Records shown:
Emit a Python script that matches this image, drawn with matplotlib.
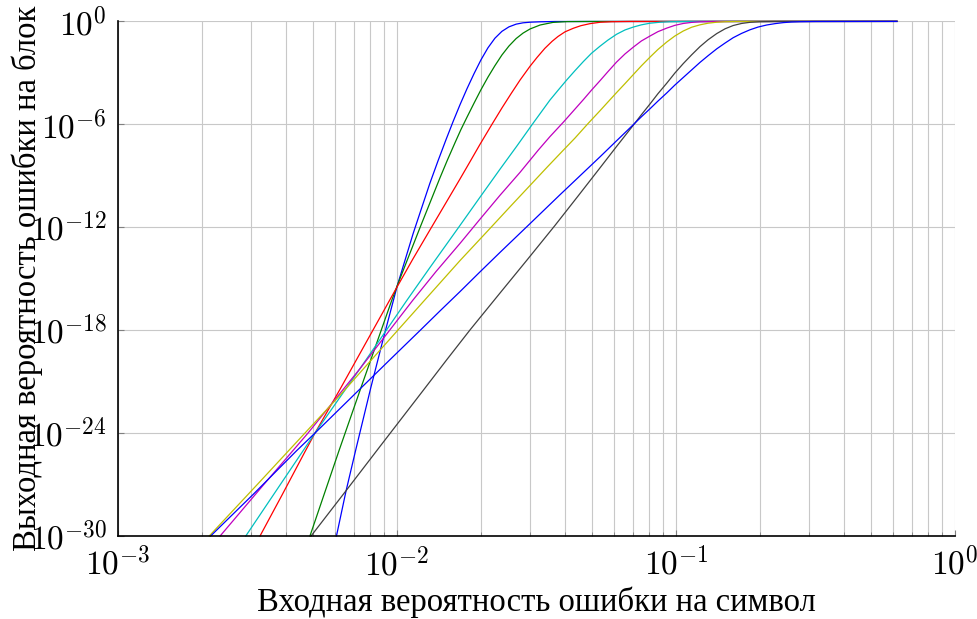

...

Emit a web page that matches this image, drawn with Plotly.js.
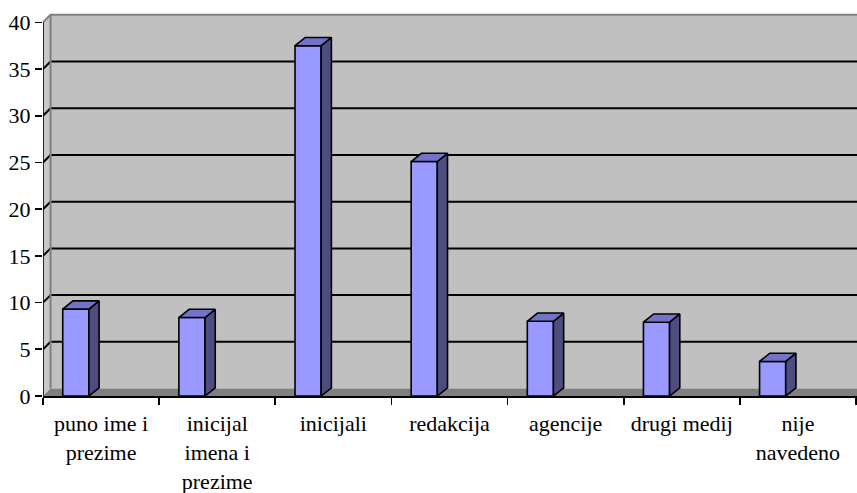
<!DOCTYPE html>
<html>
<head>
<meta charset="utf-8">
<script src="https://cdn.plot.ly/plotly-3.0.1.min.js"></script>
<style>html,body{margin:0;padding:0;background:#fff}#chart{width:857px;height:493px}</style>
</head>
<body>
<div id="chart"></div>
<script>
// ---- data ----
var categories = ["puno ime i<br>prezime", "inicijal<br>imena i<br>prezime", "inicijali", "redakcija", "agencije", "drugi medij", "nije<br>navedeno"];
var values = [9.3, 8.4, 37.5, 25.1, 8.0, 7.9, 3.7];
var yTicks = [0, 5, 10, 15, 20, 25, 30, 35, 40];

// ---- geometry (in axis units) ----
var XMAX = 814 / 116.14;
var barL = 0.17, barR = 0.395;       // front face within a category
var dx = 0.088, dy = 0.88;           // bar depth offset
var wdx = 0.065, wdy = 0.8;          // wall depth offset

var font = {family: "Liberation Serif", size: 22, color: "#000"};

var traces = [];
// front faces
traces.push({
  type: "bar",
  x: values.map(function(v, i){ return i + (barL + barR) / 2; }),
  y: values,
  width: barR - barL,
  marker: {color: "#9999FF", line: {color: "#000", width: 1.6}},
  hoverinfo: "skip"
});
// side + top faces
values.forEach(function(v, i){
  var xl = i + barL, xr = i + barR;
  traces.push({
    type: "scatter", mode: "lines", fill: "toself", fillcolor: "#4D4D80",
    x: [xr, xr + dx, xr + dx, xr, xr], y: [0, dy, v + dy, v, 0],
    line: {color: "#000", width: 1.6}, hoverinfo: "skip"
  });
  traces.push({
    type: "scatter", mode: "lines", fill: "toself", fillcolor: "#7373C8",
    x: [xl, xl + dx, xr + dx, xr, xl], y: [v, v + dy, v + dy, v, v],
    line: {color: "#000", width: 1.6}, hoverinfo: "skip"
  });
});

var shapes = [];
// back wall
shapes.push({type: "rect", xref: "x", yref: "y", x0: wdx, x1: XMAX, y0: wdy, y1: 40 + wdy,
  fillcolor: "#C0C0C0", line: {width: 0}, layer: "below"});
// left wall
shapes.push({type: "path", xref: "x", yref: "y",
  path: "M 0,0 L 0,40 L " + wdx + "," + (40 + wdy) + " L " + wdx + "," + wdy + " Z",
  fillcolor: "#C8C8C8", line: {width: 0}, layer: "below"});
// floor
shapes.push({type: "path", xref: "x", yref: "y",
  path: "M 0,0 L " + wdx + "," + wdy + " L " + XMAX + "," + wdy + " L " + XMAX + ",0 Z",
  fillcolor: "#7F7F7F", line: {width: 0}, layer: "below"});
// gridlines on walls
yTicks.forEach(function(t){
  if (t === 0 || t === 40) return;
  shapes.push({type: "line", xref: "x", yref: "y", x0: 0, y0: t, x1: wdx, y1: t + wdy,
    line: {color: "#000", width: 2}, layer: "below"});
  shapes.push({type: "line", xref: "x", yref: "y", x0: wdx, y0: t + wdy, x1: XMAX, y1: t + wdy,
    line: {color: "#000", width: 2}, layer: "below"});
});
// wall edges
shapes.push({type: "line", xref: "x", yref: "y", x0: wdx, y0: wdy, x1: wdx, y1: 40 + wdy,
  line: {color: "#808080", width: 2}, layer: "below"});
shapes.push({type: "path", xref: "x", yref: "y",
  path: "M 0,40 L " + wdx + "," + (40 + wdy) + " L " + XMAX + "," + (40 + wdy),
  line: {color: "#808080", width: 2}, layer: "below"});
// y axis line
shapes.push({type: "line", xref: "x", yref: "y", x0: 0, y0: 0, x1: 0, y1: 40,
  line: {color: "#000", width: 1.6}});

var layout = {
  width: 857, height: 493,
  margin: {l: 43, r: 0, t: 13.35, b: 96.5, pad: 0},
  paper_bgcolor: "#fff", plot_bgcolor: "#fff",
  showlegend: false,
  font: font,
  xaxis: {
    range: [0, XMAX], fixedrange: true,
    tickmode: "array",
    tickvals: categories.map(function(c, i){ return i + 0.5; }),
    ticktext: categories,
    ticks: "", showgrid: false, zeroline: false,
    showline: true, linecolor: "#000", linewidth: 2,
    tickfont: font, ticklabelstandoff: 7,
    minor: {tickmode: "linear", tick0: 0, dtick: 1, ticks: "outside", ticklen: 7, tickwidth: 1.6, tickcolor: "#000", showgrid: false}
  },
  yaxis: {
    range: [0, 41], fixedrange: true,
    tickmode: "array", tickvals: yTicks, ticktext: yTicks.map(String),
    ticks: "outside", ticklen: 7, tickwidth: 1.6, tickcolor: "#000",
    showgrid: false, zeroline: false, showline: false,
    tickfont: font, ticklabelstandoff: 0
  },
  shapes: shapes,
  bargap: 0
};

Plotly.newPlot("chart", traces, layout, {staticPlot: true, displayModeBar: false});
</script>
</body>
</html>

Exercise goal: Every line containing the string "that" must be listed.

Complete response:
Emit a Python script that matches this image, drawn with matplotlib.
Emit a web page that matches this image, drawn with Plotly.js.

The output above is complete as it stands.